[PROBLEM TO SOLVE] Every line from the first one to the line containing "plt.rcParams['mathtext.it'] = 'Liberation" should be echoed exactly; leave out the rest.

[start]

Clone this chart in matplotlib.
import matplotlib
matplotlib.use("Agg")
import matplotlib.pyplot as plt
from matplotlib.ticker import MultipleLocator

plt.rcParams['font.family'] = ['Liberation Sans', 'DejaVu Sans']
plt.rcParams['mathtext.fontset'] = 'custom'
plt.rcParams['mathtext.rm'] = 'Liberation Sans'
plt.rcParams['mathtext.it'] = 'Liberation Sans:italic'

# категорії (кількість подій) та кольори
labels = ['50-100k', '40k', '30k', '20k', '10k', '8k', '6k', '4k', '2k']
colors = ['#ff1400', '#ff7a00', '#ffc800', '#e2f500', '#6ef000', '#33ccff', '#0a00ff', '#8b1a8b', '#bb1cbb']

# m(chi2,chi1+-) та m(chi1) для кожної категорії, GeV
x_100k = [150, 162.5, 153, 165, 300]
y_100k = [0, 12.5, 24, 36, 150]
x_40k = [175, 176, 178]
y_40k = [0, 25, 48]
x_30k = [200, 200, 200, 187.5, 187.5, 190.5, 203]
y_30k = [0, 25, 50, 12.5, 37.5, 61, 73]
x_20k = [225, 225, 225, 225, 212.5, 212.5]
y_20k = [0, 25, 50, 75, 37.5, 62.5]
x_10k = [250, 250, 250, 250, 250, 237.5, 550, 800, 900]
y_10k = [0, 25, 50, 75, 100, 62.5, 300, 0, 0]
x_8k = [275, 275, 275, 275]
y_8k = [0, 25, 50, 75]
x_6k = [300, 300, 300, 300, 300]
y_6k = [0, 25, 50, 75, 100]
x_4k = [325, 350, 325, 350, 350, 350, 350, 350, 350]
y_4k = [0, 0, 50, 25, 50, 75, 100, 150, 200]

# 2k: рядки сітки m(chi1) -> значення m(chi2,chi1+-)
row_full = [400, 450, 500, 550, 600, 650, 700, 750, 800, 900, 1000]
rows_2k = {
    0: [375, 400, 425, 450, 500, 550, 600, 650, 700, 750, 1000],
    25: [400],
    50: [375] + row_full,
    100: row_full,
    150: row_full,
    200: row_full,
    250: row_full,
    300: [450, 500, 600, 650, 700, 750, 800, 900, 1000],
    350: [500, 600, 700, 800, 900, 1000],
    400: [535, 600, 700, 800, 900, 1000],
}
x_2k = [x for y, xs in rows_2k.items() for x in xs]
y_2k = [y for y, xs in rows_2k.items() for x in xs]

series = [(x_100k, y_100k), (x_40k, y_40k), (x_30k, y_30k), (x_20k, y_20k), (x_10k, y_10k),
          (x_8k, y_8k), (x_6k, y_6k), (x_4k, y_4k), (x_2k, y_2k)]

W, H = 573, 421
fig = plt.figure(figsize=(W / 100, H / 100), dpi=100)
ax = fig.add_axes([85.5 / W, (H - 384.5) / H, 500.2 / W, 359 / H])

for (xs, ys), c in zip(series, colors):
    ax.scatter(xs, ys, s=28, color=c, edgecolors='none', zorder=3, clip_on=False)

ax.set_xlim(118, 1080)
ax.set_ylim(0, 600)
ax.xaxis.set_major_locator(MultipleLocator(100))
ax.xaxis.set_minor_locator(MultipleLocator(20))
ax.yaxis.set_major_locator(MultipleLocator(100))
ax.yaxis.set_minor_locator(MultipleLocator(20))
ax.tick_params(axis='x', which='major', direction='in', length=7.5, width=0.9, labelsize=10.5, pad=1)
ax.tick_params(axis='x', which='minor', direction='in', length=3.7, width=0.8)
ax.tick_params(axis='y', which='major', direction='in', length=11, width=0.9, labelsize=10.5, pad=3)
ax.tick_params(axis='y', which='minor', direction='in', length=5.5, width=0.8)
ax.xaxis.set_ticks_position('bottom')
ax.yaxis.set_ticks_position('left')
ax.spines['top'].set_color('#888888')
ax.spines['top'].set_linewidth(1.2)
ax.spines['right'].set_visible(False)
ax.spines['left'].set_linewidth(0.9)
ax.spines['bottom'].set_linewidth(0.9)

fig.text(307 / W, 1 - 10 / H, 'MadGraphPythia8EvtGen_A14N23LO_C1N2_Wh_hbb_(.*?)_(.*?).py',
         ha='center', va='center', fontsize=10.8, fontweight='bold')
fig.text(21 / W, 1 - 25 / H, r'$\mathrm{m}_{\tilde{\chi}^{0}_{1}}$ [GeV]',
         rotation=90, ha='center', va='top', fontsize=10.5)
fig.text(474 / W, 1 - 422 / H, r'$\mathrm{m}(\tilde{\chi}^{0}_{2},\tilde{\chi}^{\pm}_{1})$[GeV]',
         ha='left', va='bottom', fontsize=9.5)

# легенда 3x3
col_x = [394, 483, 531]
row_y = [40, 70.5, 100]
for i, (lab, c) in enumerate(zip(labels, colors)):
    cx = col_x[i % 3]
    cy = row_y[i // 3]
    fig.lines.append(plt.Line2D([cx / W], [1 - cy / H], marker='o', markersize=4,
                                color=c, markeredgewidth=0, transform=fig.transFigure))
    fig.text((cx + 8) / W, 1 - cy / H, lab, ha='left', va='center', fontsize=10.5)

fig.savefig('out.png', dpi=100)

[end]

[FULL SOLUTION]
Clone this chart in matplotlib.
import matplotlib
matplotlib.use("Agg")
import matplotlib.pyplot as plt
from matplotlib.ticker import MultipleLocator

plt.rcParams['font.family'] = ['Liberation Sans', 'DejaVu Sans']
plt.rcParams['mathtext.fontset'] = 'custom'
plt.rcParams['mathtext.rm'] = 'Liberation Sans'
plt.rcParams['mathtext.it'] = 'Liberation Sans:italic'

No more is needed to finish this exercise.